START SUPPLIED MATERIAL

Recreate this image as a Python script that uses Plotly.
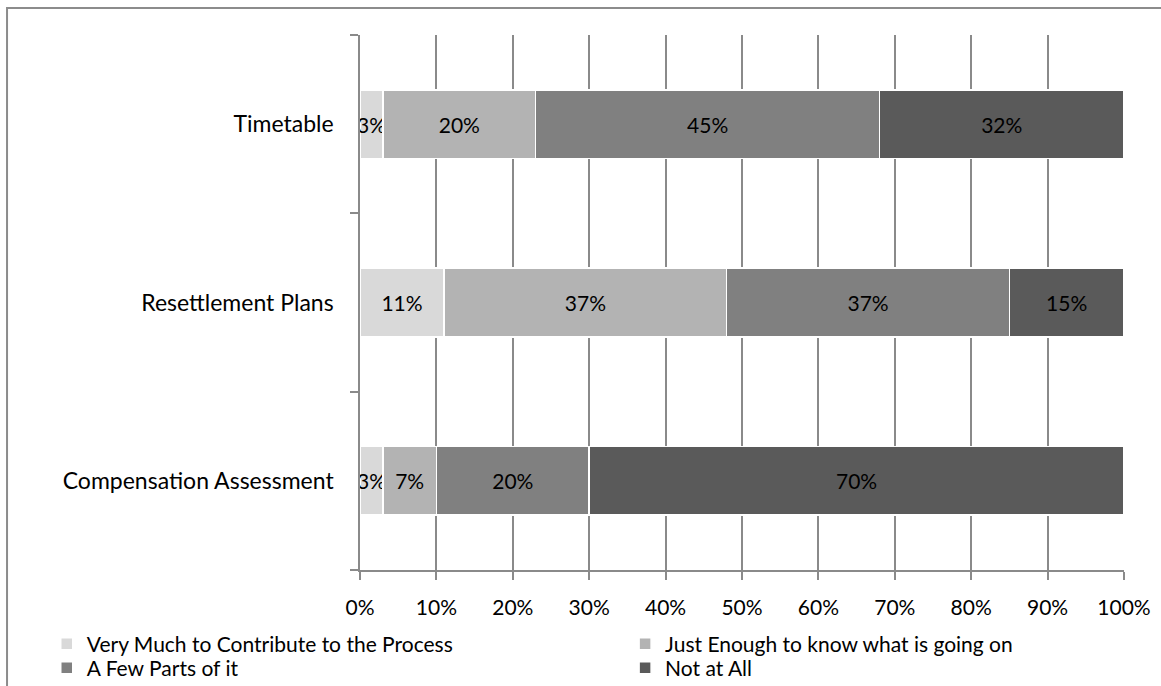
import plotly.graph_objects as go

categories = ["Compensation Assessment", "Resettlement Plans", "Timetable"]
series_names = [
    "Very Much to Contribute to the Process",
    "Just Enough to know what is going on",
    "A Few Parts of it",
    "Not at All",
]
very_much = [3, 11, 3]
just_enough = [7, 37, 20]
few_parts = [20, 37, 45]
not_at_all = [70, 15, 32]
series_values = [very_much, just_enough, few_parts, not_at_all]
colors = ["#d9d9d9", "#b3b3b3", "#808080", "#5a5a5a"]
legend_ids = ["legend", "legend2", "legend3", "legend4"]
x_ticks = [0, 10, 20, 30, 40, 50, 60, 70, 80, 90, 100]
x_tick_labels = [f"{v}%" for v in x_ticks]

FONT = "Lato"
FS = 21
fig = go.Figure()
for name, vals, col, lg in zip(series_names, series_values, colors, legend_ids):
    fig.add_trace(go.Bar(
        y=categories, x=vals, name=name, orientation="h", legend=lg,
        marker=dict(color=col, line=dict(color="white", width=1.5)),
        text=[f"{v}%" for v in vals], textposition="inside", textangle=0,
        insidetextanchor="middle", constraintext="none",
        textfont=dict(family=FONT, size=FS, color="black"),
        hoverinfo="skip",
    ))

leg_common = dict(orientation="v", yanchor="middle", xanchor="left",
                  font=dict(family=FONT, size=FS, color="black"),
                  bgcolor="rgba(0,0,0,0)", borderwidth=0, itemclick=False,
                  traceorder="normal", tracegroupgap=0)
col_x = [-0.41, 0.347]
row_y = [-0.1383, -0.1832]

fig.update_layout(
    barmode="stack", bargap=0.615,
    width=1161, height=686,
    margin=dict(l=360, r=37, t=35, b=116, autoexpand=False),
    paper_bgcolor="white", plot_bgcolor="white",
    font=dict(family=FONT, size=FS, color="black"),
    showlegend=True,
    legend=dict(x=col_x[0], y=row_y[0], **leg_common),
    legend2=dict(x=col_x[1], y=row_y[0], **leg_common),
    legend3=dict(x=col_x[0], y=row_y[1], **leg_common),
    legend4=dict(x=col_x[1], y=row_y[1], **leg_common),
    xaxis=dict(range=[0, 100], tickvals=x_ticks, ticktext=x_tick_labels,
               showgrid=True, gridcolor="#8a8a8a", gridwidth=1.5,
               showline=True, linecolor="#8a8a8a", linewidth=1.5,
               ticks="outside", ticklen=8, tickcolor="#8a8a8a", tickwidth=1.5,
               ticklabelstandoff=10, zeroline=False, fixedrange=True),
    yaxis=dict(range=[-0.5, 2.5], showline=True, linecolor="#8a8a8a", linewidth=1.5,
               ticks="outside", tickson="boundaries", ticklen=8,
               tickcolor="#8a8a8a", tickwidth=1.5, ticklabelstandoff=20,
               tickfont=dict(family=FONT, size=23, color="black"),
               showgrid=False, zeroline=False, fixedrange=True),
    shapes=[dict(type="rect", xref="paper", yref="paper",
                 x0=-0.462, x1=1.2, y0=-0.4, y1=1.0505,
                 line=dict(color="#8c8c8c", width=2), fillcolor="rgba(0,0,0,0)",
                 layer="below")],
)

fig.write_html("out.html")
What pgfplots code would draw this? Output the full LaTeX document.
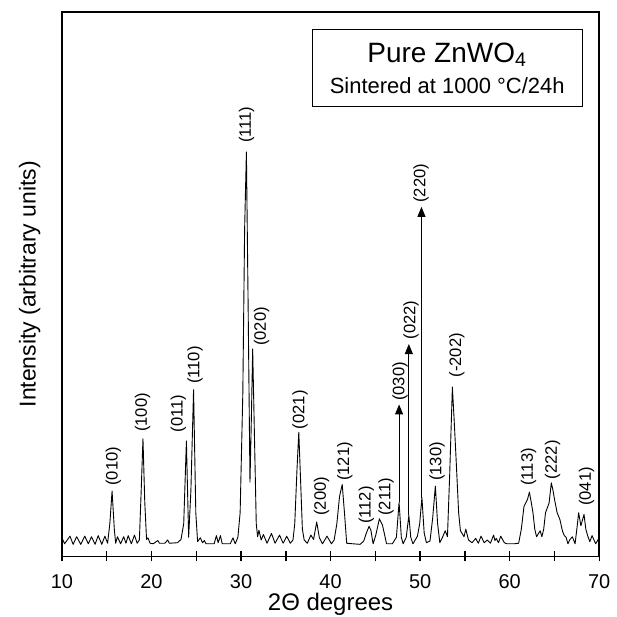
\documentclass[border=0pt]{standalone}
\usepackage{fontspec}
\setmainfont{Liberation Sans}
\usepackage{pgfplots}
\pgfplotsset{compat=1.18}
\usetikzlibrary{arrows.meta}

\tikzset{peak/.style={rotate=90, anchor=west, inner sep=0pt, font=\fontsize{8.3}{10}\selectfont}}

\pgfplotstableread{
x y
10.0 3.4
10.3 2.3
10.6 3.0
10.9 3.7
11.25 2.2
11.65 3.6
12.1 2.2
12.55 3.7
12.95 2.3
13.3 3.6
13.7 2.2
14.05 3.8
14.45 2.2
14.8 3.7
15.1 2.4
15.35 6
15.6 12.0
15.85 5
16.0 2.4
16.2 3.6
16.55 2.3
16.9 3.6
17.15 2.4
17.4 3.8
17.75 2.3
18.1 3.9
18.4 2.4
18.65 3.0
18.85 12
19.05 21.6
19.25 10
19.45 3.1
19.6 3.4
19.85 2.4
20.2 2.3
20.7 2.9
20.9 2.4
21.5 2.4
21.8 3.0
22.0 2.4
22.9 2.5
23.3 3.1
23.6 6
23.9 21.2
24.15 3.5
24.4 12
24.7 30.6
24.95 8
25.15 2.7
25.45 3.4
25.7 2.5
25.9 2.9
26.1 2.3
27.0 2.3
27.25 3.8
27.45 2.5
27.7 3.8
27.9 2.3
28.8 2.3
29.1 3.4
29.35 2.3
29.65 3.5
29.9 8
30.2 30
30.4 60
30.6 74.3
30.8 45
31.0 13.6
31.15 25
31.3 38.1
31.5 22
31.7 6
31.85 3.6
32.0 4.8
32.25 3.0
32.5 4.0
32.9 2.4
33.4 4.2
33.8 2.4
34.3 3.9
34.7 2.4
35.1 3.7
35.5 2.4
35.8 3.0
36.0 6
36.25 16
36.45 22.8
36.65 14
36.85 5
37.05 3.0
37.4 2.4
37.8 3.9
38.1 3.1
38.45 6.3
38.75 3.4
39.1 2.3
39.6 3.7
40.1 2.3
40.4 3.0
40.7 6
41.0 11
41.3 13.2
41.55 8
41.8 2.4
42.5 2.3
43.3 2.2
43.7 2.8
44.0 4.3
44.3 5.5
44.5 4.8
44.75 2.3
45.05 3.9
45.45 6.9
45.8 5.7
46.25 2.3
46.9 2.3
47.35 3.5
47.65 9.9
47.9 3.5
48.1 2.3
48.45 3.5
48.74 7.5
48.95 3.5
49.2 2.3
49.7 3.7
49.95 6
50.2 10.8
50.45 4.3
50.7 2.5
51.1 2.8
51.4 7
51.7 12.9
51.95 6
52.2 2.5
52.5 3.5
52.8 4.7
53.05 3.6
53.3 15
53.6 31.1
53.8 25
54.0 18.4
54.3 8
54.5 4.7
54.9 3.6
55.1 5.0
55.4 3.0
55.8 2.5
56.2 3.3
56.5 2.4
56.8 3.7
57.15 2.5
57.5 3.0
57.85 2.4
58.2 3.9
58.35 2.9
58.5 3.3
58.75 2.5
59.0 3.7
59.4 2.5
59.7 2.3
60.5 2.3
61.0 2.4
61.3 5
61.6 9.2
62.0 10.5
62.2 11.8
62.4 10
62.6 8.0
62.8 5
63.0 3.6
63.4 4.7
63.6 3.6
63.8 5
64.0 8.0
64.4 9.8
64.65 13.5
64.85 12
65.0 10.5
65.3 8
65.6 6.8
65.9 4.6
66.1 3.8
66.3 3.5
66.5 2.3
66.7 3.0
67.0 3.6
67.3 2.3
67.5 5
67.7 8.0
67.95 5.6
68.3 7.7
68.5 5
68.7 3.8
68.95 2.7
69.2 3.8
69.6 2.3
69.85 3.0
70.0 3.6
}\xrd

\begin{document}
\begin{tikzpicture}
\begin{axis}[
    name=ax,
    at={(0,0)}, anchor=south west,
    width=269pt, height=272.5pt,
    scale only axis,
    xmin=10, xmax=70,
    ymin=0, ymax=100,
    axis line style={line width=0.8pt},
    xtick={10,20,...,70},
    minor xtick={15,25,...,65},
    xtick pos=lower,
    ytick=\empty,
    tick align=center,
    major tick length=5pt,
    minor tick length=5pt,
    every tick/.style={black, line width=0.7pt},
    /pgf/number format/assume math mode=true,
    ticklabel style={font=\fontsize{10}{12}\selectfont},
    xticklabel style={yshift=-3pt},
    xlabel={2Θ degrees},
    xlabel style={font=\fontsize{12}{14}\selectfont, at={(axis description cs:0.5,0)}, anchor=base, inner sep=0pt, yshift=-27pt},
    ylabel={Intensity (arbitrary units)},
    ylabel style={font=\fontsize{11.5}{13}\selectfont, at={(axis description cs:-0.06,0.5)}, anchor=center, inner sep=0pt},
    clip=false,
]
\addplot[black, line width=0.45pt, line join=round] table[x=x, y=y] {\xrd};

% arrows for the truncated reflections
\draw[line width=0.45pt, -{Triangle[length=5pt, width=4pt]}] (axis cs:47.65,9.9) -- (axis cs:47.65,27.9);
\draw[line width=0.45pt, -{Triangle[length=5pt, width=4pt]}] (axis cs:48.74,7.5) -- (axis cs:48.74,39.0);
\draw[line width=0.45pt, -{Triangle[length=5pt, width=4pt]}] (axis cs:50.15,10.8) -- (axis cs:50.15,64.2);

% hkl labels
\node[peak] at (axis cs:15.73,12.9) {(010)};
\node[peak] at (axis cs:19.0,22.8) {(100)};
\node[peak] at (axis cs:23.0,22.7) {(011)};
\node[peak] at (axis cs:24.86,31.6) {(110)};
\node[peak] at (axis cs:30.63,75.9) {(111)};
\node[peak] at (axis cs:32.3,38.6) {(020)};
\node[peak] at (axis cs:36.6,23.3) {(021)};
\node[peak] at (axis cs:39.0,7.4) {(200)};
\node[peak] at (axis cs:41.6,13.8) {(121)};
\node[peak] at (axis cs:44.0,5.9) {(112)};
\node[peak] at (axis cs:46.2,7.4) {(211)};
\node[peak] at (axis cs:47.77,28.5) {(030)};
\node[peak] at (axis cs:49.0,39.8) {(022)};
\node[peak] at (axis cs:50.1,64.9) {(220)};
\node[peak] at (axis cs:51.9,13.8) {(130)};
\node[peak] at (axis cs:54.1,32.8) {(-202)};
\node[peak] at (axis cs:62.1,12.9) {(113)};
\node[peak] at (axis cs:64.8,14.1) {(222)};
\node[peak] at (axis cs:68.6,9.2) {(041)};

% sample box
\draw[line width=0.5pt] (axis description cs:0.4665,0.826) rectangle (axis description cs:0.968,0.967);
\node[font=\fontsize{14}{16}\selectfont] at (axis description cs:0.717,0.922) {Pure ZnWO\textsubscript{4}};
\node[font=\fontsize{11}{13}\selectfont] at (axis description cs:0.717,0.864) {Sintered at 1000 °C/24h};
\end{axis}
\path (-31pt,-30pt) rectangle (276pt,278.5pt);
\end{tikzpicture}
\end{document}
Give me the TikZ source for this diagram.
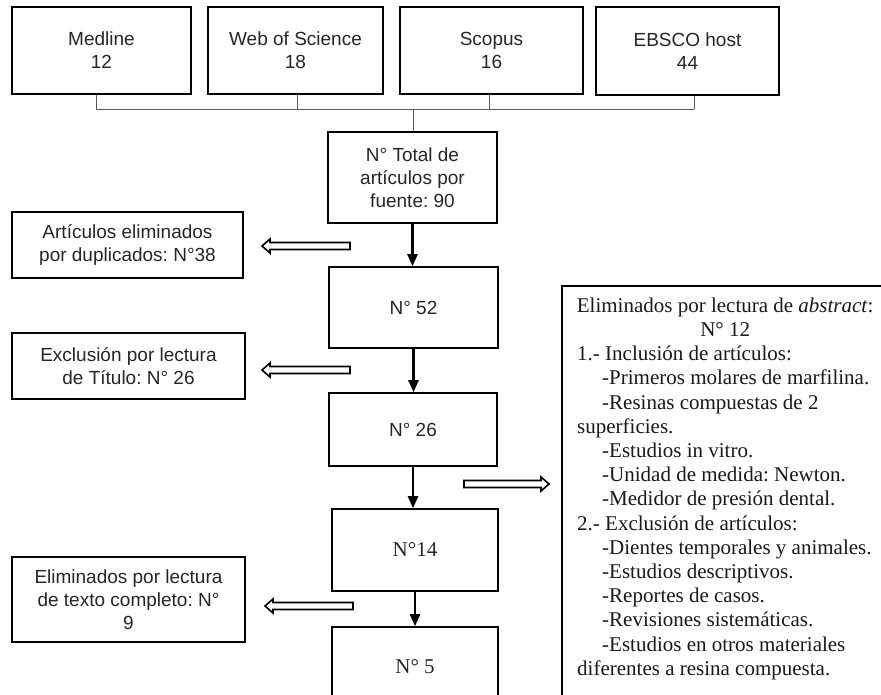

END SUPPLIED MATERIAL

• **EXERCISE TASK**: State how many lines in the records above contain the word "this", and give only that number.

• **TASK OUTPUT**: 3